Eradicating polio involves balancing the risks, rewards and costs of vaccines, and medical experts continue to debate the best way to finish the job. The United States and other high-income countries historically used the relatively inexpensive and easy-to-deliver oral poliovirus vaccine (OPV) to stop poliovirus transmission. However, as a live virus vaccine, OPV can cause paralysis in very rare cases, and can lead to outbreaks of vaccine-derived polioviruses if vaccine coverage decreases.  To avoid the small but non-zero risks associated with OPV, the U.S. and other developed countries switched to inactivated poliovirus vaccine (IPV), although IPV does not provide intestinal immunity. For countries yet to stop transmission and focused on costs, OPV remains the vaccine of choice for routine immunizations.

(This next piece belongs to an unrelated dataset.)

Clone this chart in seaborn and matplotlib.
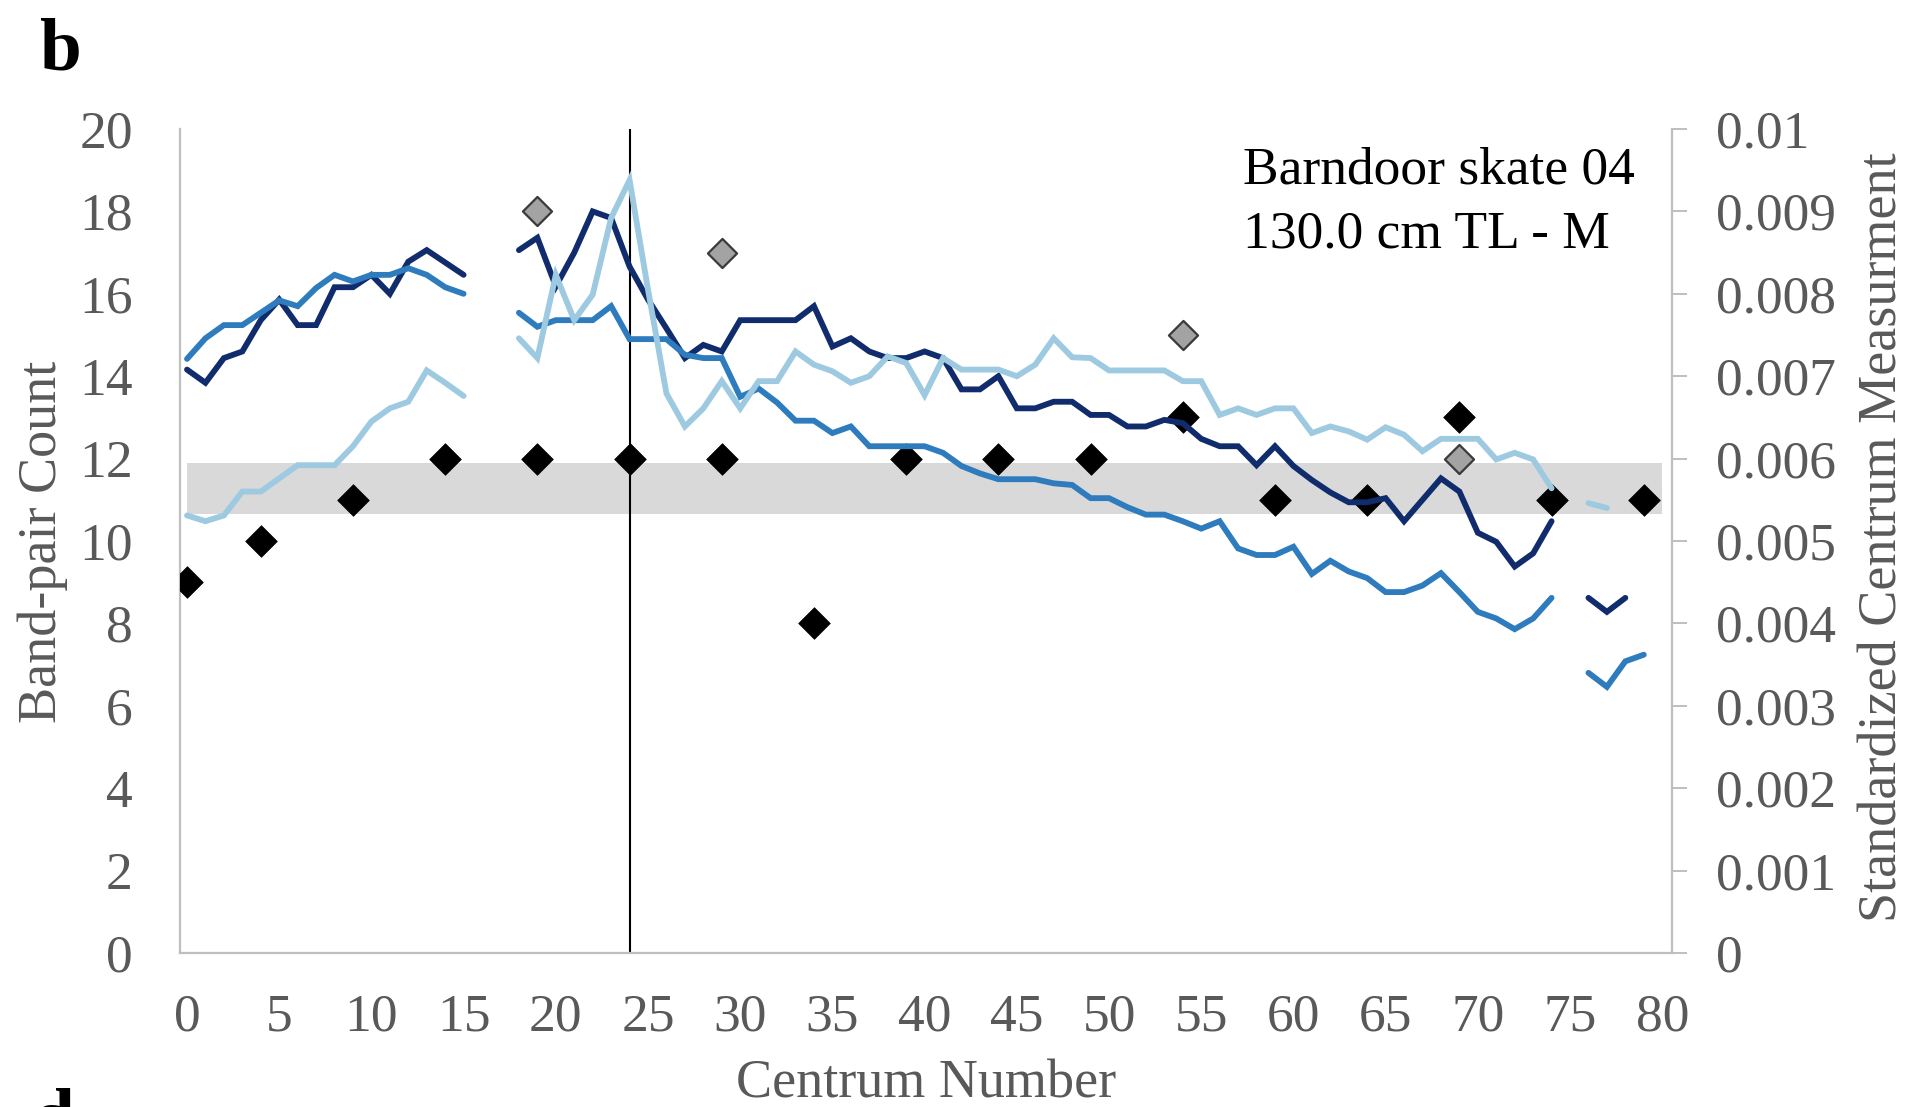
import numpy as np
import pandas as pd
import matplotlib
matplotlib.use("Agg")
import matplotlib.pyplot as plt
import seaborn as sns
from matplotlib.ticker import FixedLocator, FuncFormatter

nan = np.nan

# ---------------- data ----------------
centrum = list(range(0, 80))

# Standardized centrum measurement (right axis), three measurements
series_dark = [0.00708, 0.00692, 0.00722, 0.0073, 0.00768, 0.00793, 0.00762, 0.00762, 0.00808, 0.00808,
               0.00823, 0.0080, 0.00839, 0.00853, 0.00838, 0.00823, nan, nan, 0.00853, 0.00868,
               0.00809, 0.0085, 0.0090, 0.00892, 0.00833, 0.00793, 0.00758, 0.00722, 0.00738, 0.0073,
               0.00768, 0.00768, 0.00768, 0.00768, 0.00785, 0.00736, 0.00746, 0.0073, 0.00722, 0.00722,
               0.0073, 0.00722, 0.00684, 0.00684, 0.0070, 0.00661, 0.00661, 0.00669, 0.00669, 0.00653,
               0.00653, 0.00639, 0.00639, 0.00647, 0.00643, 0.00624, 0.00615, 0.00615, 0.00592, 0.00615,
               0.00591, 0.00574, 0.00559, 0.00547, 0.00547, 0.00552, 0.00524, 0.0055, 0.00576, 0.0056,
               0.0051, 0.00499, 0.00469, 0.00485, 0.00524, nan, 0.00431, 0.00414, 0.00431, nan]

series_mid = [0.00721, 0.00746, 0.00762, 0.00762, 0.00777, 0.00792, 0.00785, 0.00807, 0.00823, 0.00815,
              0.00823, 0.00823, 0.00831, 0.00823, 0.00808, 0.0080, nan, nan, 0.00777, 0.0076,
              0.00768, 0.00768, 0.00768, 0.00785, 0.00745, 0.00745, 0.00745, 0.00726, 0.00722, 0.00722,
              0.00675, 0.00685, 0.00668, 0.00646, 0.00646, 0.00631, 0.00639, 0.00615, 0.00615, 0.00615,
              0.00615, 0.00607, 0.00591, 0.00582, 0.00575, 0.00575, 0.00575, 0.0057, 0.00568, 0.00552,
              0.00552, 0.00541, 0.00532, 0.00532, 0.00524, 0.00515, 0.00524, 0.00491, 0.00483, 0.00483,
              0.00493, 0.0046, 0.00476, 0.00463, 0.00455, 0.00438, 0.00438, 0.00446, 0.00461, 0.00438,
              0.00414, 0.00406, 0.00393, 0.00406, 0.00431, nan, 0.0034, 0.00323, 0.00354, 0.00362]

series_light = [0.00531, 0.00524, 0.00531, 0.0056, 0.0056, 0.00576, 0.00592, 0.00592, 0.00592, 0.00615,
                0.00645, 0.00661, 0.00669, 0.00707, 0.00692, 0.00676, nan, nan, 0.00746, 0.00722,
                0.00823, 0.00768, 0.00799, 0.00892, 0.00938, 0.00805, 0.00679, 0.00639, 0.00661, 0.00694,
                0.00661, 0.00694, 0.00694, 0.0073, 0.00714, 0.00706, 0.00692, 0.0070, 0.00724, 0.00716,
                0.00677, 0.00722, 0.00708, 0.00708, 0.00708, 0.0070, 0.00714, 0.00746, 0.00723, 0.00722,
                0.00707, 0.00707, 0.00707, 0.00707, 0.00694, 0.00694, 0.00653, 0.00661, 0.00653, 0.00661,
                0.00661, 0.00631, 0.00639, 0.00633, 0.00623, 0.00638, 0.00629, 0.00609, 0.00624, 0.00624,
                0.00624, 0.00599, 0.00607, 0.00599, 0.00564, nan, 0.00546, 0.0054, nan, nan]

# Band-pair counts (left axis)
count_x = [0, 4, 9, 14, 19, 24, 29, 34, 39, 44, 49, 54, 59, 64, 69, 74, 79]
count_y = [9, 10, 11, 12, 12, 12, 12, 8, 12, 12, 12, 13, 11, 11, 13, 11, 11]
alt_count_x = [19, 29, 54, 69]
alt_count_y = [18, 17, 15, 12]

band_low, band_high = 10.65, 11.9
marker_centrum = 24

y_left_ticks = list(range(0, 21, 2))
y_right_ticks = [0, 0.001, 0.002, 0.003, 0.004, 0.005, 0.006, 0.007, 0.008, 0.009, 0.01]
x_ticks = list(range(0, 81, 5))

series_names = ["dark", "mid", "light"]
series_colors = {"dark": "#102c6c", "mid": "#2e7cbd", "light": "#9ecae1"}

# ---------------- build long table with gap segments ----------------
rows = []
for name, vals in zip(series_names, [series_dark, series_mid, series_light]):
    seg = 0
    prev_nan = True
    for x, v in zip(centrum, vals):
        if np.isnan(v):
            prev_nan = True
            continue
        if prev_nan:
            seg += 1
            prev_nan = False
        rows.append({"x": x, "v": v, "series": name, "seg": f"{name}_{seg}"})
lines_df = pd.DataFrame(rows)
counts_df = pd.DataFrame({"x": count_x, "y": count_y})
alt_df = pd.DataFrame({"x": alt_count_x, "y": alt_count_y})

# ---------------- style ----------------
sns.set_style("white")
plt.rcParams["font.family"] = ["Liberation Serif", "DejaVu Serif"]
tick_gray = "#595959"
spine_gray = "#bfbfbf"

fig = plt.figure(figsize=(19.3, 11.07), dpi=100)
ax1 = fig.add_axes([180 / 1930, 154 / 1107, 1492 / 1930, 824 / 1107])
ax2 = ax1.twinx()

# band & vertical marker
ax1.fill_between([0, 80], band_low, band_high, color="#d9d9d9", lw=0, zorder=1)
ax1.axvline(marker_centrum, color="black", lw=1.5, zorder=2)

# diamonds (left axis)
sns.scatterplot(data=counts_df, x="x", y="y", marker="D", s=260, color="black",
                edgecolor="black", linewidth=0.5, ax=ax1, zorder=3, legend=False)
sns.scatterplot(data=alt_df, x="x", y="y", marker="D", s=220, color="#a3a3a3",
                edgecolor="#3a3a3a", linewidth=1.6, ax=ax1, zorder=3, legend=False)

# lines (right axis)
sns.lineplot(data=lines_df, x="x", y="v", hue="series", units="seg", estimator=None,
             palette=series_colors, hue_order=series_names, ax=ax2,
             legend=False, sort=True)
for ln in ax2.get_lines():
    ln.set_linewidth(4.2)
    ln.set_solid_joinstyle("miter")

# ---------------- axes ----------------
xlo, xhi = -0.38, 80.53
ax1.set_xlim(xlo, xhi)
ax2.set_xlim(xlo, xhi)
ax1.set_ylim(0, 20)
ax2.set_ylim(0, 0.01)

ax1.xaxis.set_major_locator(FixedLocator(x_ticks))
ax1.yaxis.set_major_locator(FixedLocator(y_left_ticks))
ax2.yaxis.set_major_locator(FixedLocator(y_right_ticks))
ax2.yaxis.set_major_formatter(FuncFormatter(lambda v, p: "0" if v == 0 else f"{v:g}"))

for ax in (ax1, ax2):
    ax.set_xlabel("")
    ax.set_ylabel("")
    ax.grid(False)
    for s in ax.spines.values():
        s.set_visible(False)

ax1.spines["left"].set_visible(True)
ax1.spines["bottom"].set_visible(True)
ax2.spines["right"].set_visible(True)
for sp in (ax1.spines["left"], ax1.spines["bottom"], ax2.spines["right"]):
    sp.set_color(spine_gray)
    sp.set_linewidth(1.6)

ax1.tick_params(axis="y", length=0, pad=34, labelsize=38.5, labelcolor=tick_gray)
ax1.tick_params(axis="x", length=0, pad=29, labelsize=38.5, labelcolor=tick_gray)
ax2.tick_params(axis="y", direction="out", length=11, width=1.4, color=spine_gray,
                pad=21, labelsize=38.5, labelcolor=tick_gray)

# ---------------- texts ----------------
fig.text(43 / 1930, 1 - 542 / 1107, "Band-pair Count", rotation=90,
         ha="center", va="center", fontsize=39, color=tick_gray)
fig.text(1883 / 1930, 1 - 537 / 1107, "Standardized Centrum Measurment", rotation=90,
         ha="center", va="center", fontsize=39, color=tick_gray)
fig.text(926 / 1930, 1 - 1097 / 1107, "Centrum Number", ha="center", va="baseline",
         fontsize=39, color=tick_gray)
fig.text(1243 / 1930, 1 - 184 / 1107, "Barndoor skate 04", ha="left", va="baseline",
         fontsize=38.5, color="black")
fig.text(1243 / 1930, 1 - 248 / 1107, "130.0 cm TL - M", ha="left", va="baseline",
         fontsize=38.5, color="black")
fig.text(40 / 1930, 1 - 70 / 1107, "b", ha="left", va="baseline", fontsize=54,
         fontweight="bold", color="black")
fig.text(33 / 1930, 1 - 1140 / 1107, "d", ha="left", va="baseline", fontsize=54,
         fontweight="bold", color="black")

fig.savefig("out.png", dpi=100, facecolor="white")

The Lancet reported on a study conducted in Vellore, India that suggested that the injected vaccine would boost intestinal immunity in children who previously received OPV. One of the challenges of eradicating polio is that the virus can multiply in the gut and then be passed on to others through contact with infected fecal material. Such infection has “led to serious polio outbreaks in Asia, Africa and Europe over the last 10 years and is hampering efforts to eradicate the disease,” The Lancet reported. Some scientists had believed that IPV wouldn’t provide much protection to the polio virus in the gut. But the India study showed that providing children with the IPV vaccination after they had received the oral vaccine “actually boosted their gut immunity.”

“Our findings show that an additional dose of the injected vaccine is more effective at boosting immunity against infection than the oral vaccine alone,” said Nick Grassly, professor of vaccine epidemiology at Imperial College London, senior author of the study. “This implies that the IPV could be used to boost immunity in people travelling from or to polio-infected countries, such as Afghanistan, Pakistan and Nigeria. It could also replace some of the OPV doses in immunization campaigns to boost gut immunity, particularly in areas of poor sanitation.”

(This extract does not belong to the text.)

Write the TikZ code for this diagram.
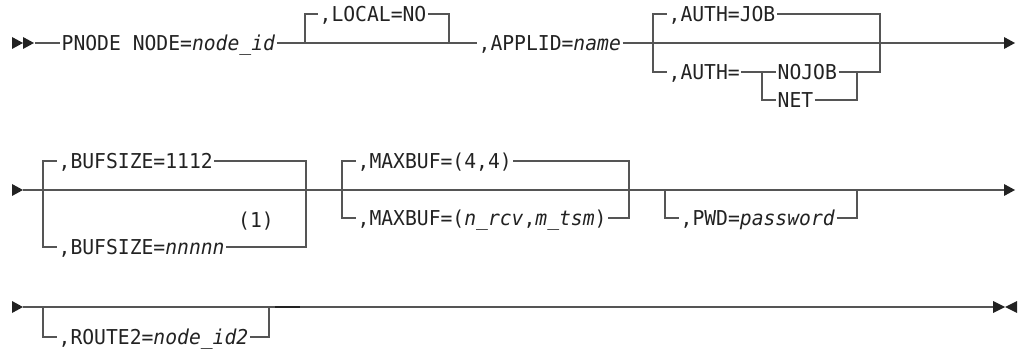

However, in her accompanying editorial, titled “Managing the polio endgame: Focusing on performance with or without IPV,”Dr. Thompson cautioned about extrapolation of the results from individuals in the trial to the population. With over a decade of experience modeling polio, which the Institute for Operations Research and Management Science recently recognized with its prestigious 2014 Franz Edelman Award, Dr. Thompson noted that based on an expert review her modeling already assumed that giving a dose of IPV to individuals previously-vaccinated with OPV would boost immunity, so the results of the study came as no surprise. She emphasized that national immunization policy decisions need to focus on population immunity, not individual immunity, and that stopping transmission depends on the aggregate level of immunity for all individuals in the population. Giving an extra dose of IPV to previously OPV-vaccinated children compared to no extra dose will lead to an “incremental increase” in population immunity, but the impact may be small and not cost-effective. Professor Thompson urges public health and policy experts to establish global performance goals for eradicating polio – whatever vaccine is used – and hold countries to those goals.

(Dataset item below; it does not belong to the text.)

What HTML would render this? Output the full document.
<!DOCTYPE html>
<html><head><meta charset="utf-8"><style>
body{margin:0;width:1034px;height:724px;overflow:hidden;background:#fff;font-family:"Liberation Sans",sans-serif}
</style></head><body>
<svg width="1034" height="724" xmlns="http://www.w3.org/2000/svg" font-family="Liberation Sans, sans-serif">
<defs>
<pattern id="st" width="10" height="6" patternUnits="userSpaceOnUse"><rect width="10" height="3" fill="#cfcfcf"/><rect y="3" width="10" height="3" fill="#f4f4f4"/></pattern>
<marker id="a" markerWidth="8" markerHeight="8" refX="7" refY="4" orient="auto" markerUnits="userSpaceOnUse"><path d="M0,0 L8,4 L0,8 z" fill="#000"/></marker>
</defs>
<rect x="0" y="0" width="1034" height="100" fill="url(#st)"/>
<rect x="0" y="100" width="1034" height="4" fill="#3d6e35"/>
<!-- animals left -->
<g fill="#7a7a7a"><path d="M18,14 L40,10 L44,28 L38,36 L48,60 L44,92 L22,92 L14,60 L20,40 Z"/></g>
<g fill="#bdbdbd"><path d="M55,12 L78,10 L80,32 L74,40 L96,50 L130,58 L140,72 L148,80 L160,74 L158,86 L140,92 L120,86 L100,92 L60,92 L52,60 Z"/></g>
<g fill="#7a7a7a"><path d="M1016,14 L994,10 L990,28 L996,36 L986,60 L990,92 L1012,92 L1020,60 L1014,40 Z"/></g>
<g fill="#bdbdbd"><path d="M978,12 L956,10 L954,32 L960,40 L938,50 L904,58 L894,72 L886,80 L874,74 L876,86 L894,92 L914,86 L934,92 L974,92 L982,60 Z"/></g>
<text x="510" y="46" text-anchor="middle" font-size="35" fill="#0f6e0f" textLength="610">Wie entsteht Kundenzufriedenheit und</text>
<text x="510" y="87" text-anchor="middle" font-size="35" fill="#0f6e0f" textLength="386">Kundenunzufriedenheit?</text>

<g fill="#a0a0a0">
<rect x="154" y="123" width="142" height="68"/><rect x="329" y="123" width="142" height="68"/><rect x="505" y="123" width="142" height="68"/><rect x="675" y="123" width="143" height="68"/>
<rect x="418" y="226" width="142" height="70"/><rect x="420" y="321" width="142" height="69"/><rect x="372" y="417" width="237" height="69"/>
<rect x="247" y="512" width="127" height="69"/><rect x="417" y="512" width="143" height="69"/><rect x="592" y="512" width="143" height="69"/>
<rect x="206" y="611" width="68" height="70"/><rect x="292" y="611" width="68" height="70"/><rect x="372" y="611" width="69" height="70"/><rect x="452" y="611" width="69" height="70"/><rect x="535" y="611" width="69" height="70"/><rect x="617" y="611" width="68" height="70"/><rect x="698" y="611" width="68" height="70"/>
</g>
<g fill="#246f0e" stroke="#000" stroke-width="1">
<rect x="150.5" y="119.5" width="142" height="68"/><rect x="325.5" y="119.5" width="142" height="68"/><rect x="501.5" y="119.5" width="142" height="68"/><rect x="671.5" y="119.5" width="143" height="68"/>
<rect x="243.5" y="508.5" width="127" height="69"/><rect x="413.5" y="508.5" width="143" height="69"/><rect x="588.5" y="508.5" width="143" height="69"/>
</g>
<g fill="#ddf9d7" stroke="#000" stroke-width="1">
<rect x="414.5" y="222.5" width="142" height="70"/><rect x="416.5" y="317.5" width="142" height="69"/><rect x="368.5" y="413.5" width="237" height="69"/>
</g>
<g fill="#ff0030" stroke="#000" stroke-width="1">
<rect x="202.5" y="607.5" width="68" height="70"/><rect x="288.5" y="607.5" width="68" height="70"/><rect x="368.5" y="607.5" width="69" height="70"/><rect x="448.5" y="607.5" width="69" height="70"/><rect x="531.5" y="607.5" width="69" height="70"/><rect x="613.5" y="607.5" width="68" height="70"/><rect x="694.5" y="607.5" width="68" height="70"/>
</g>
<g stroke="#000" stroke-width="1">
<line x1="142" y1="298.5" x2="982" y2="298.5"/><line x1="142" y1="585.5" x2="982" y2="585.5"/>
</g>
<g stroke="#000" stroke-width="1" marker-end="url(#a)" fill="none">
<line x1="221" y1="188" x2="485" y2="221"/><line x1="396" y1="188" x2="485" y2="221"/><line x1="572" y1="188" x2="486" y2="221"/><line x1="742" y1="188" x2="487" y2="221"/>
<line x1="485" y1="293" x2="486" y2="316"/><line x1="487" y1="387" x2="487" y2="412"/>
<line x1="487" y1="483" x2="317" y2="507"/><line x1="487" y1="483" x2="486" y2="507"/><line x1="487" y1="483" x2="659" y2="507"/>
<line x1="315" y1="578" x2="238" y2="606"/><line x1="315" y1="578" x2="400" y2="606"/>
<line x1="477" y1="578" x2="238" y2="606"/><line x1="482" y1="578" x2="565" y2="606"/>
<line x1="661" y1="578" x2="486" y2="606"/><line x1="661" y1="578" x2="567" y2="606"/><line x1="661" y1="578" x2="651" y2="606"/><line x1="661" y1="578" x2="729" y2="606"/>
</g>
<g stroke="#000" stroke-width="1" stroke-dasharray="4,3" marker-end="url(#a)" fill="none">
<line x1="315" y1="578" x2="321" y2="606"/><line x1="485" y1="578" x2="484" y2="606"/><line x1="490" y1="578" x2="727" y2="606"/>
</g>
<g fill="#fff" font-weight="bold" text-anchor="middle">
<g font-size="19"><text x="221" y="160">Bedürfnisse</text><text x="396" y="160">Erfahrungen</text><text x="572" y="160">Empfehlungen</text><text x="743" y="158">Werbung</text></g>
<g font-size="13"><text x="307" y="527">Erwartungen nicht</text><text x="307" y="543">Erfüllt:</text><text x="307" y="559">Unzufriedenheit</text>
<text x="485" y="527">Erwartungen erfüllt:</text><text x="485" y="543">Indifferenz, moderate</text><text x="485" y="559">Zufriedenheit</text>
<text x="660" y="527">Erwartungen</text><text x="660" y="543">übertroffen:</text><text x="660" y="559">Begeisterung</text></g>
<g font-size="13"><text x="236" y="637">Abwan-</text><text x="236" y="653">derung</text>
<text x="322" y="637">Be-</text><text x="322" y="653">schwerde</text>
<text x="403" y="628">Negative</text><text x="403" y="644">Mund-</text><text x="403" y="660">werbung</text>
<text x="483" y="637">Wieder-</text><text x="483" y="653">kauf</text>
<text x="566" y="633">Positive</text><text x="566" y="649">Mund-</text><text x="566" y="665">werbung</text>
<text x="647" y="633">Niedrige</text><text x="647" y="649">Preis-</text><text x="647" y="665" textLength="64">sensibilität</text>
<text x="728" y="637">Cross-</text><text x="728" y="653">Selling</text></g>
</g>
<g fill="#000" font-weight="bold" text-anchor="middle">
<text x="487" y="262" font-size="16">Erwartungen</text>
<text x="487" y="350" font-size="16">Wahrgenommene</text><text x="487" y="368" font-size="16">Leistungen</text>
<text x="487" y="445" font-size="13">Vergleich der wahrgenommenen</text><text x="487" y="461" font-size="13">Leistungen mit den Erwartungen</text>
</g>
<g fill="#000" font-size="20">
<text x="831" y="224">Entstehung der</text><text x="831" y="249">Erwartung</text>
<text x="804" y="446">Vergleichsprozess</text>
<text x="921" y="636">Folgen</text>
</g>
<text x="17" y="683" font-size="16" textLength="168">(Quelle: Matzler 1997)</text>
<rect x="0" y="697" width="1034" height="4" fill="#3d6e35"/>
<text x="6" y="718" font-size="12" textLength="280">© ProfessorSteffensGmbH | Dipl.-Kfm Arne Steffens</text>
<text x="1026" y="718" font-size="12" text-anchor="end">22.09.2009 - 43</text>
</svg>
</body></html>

Despite continued progress toward eradication of all three types of polioviruses, Dr. Thompson noted that since 2000, more than 50 countries that had successfully stopped transmission of the polio virus reported one or more new cases that occurred due to “importations” from other countries. Dr. Thompson emphasized that independent of whether countries choose to include IPV or not in their immunization schedules, “it’s time to get the job done.”